#### [Goal]
Look for the string "this" and copy every line that has it.

#### [Records for the task]
______
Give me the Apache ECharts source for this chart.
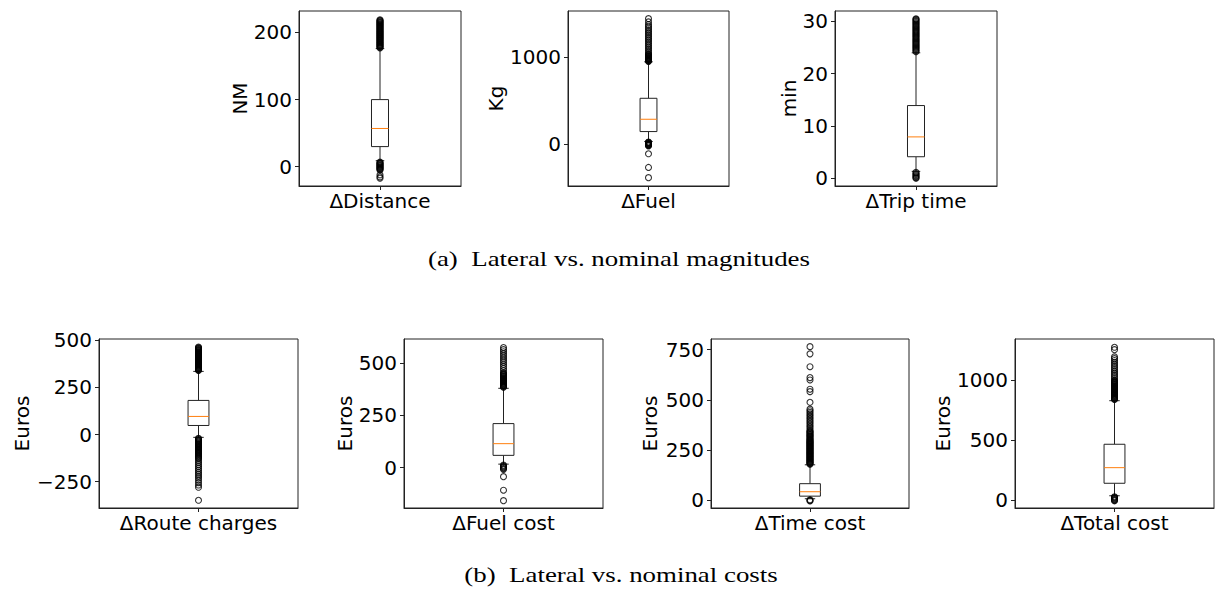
______
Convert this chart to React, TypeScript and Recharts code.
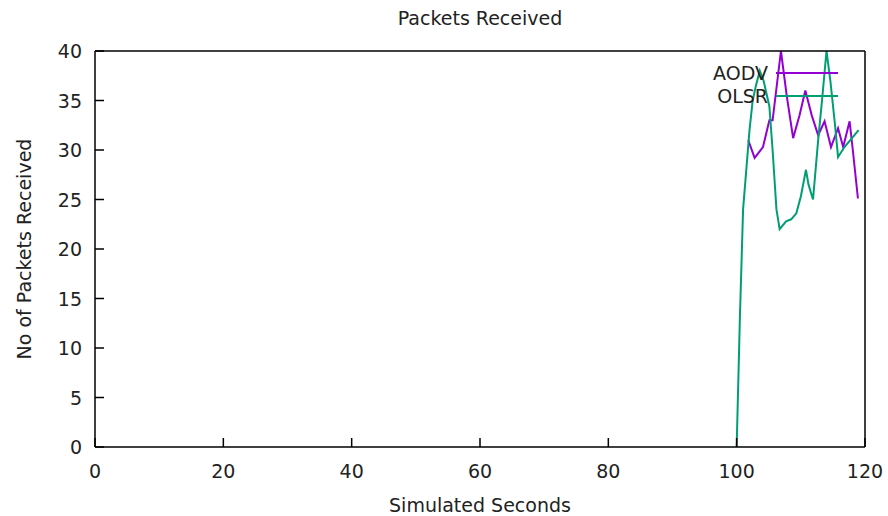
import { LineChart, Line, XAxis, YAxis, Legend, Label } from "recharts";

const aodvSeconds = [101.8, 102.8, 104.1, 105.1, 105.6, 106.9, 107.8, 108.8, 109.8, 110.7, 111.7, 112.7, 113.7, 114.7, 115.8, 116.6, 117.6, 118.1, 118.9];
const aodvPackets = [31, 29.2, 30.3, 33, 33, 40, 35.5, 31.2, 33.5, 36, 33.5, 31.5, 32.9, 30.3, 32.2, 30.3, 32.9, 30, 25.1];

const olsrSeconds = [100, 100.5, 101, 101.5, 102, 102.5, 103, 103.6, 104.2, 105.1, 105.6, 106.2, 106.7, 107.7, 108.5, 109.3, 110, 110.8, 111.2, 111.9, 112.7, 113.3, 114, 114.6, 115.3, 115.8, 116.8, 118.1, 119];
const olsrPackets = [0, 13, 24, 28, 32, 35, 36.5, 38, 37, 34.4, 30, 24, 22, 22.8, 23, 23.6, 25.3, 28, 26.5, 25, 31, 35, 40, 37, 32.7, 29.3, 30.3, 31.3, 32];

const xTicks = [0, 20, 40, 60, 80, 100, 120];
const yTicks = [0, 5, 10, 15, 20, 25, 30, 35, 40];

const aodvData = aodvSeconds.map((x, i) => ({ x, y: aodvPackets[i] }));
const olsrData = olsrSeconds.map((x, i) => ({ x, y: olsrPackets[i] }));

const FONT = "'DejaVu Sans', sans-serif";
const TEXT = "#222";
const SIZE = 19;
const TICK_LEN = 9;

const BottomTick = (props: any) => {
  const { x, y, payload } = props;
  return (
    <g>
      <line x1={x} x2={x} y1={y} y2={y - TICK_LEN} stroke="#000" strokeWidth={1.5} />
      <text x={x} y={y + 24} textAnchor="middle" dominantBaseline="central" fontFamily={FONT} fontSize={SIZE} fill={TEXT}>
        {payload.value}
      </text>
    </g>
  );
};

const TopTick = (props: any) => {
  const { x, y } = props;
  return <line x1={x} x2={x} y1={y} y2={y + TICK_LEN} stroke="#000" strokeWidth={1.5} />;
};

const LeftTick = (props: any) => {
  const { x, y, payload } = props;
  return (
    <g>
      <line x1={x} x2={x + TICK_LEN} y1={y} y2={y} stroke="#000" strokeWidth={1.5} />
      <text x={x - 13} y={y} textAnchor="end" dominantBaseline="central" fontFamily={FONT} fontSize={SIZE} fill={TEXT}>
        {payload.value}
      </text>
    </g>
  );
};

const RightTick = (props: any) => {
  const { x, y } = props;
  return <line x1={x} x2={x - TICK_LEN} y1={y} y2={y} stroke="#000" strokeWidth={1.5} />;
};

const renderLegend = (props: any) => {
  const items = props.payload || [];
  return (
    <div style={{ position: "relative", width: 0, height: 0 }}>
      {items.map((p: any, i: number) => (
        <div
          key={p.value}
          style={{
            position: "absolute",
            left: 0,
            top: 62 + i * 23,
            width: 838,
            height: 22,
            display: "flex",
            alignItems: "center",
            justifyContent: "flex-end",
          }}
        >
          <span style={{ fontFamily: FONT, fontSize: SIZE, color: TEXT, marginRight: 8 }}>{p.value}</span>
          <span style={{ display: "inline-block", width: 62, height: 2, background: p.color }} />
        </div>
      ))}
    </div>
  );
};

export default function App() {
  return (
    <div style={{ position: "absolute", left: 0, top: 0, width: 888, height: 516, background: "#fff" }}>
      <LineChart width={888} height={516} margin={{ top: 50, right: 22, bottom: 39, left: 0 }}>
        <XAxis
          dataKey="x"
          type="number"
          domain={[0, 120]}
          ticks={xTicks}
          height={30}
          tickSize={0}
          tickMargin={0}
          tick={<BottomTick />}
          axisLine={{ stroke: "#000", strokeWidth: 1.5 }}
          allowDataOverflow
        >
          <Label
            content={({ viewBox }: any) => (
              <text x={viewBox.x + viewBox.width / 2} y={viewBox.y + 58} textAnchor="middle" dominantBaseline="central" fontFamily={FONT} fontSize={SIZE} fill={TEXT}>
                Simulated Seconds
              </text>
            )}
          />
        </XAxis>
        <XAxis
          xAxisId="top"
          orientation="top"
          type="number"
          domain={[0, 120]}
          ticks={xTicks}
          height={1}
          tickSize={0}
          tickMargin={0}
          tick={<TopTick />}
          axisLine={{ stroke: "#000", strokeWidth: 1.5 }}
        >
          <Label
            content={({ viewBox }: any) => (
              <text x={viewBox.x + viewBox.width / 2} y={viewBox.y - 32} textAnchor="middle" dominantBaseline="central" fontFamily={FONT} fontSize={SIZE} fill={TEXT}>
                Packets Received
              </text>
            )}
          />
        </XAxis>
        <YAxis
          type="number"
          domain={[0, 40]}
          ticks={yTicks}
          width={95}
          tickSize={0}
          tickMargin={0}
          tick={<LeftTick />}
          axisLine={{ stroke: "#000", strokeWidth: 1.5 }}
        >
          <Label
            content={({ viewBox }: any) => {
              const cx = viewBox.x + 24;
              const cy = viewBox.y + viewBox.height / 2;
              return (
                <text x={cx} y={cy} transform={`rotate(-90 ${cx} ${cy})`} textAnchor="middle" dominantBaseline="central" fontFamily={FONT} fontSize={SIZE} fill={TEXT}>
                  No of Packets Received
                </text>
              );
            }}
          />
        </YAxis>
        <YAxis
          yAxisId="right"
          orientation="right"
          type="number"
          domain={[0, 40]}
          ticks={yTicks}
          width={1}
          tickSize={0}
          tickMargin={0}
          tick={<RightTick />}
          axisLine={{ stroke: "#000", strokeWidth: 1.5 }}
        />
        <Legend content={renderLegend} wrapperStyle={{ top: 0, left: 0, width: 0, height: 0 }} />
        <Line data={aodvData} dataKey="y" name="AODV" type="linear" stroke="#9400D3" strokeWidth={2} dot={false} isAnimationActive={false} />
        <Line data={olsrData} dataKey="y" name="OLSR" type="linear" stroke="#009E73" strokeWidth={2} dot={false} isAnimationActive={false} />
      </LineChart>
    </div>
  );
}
______
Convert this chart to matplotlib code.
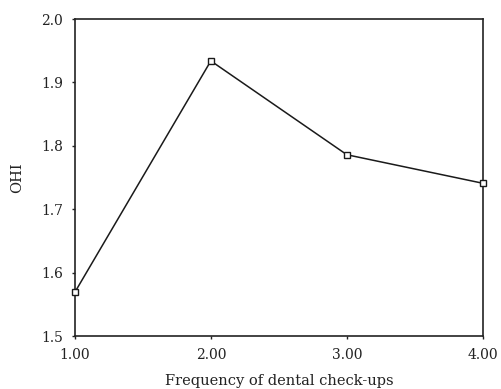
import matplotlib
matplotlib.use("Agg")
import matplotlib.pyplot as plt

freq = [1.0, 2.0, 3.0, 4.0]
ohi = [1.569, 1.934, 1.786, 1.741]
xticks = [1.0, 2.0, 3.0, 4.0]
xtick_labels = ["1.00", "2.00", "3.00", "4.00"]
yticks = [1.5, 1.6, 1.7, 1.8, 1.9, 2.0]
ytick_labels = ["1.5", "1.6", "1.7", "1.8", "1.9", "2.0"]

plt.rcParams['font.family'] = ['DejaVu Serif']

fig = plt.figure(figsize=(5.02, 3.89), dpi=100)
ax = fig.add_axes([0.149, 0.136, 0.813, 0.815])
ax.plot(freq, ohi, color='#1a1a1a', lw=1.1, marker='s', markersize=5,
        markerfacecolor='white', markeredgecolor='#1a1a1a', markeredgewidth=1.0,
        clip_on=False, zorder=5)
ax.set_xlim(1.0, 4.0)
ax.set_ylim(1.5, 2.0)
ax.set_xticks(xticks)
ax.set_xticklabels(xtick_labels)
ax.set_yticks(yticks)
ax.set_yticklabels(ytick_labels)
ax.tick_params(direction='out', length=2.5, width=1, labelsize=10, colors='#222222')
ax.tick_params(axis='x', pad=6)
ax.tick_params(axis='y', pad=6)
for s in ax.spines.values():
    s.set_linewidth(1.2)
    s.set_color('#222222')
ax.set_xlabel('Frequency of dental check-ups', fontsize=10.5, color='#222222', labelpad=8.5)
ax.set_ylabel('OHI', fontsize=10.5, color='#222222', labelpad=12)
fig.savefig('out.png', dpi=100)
______
#### [Correct result]
Give me the Apache ECharts source for this chart.
Convert this chart to React, TypeScript and Recharts code.
Convert this chart to matplotlib code.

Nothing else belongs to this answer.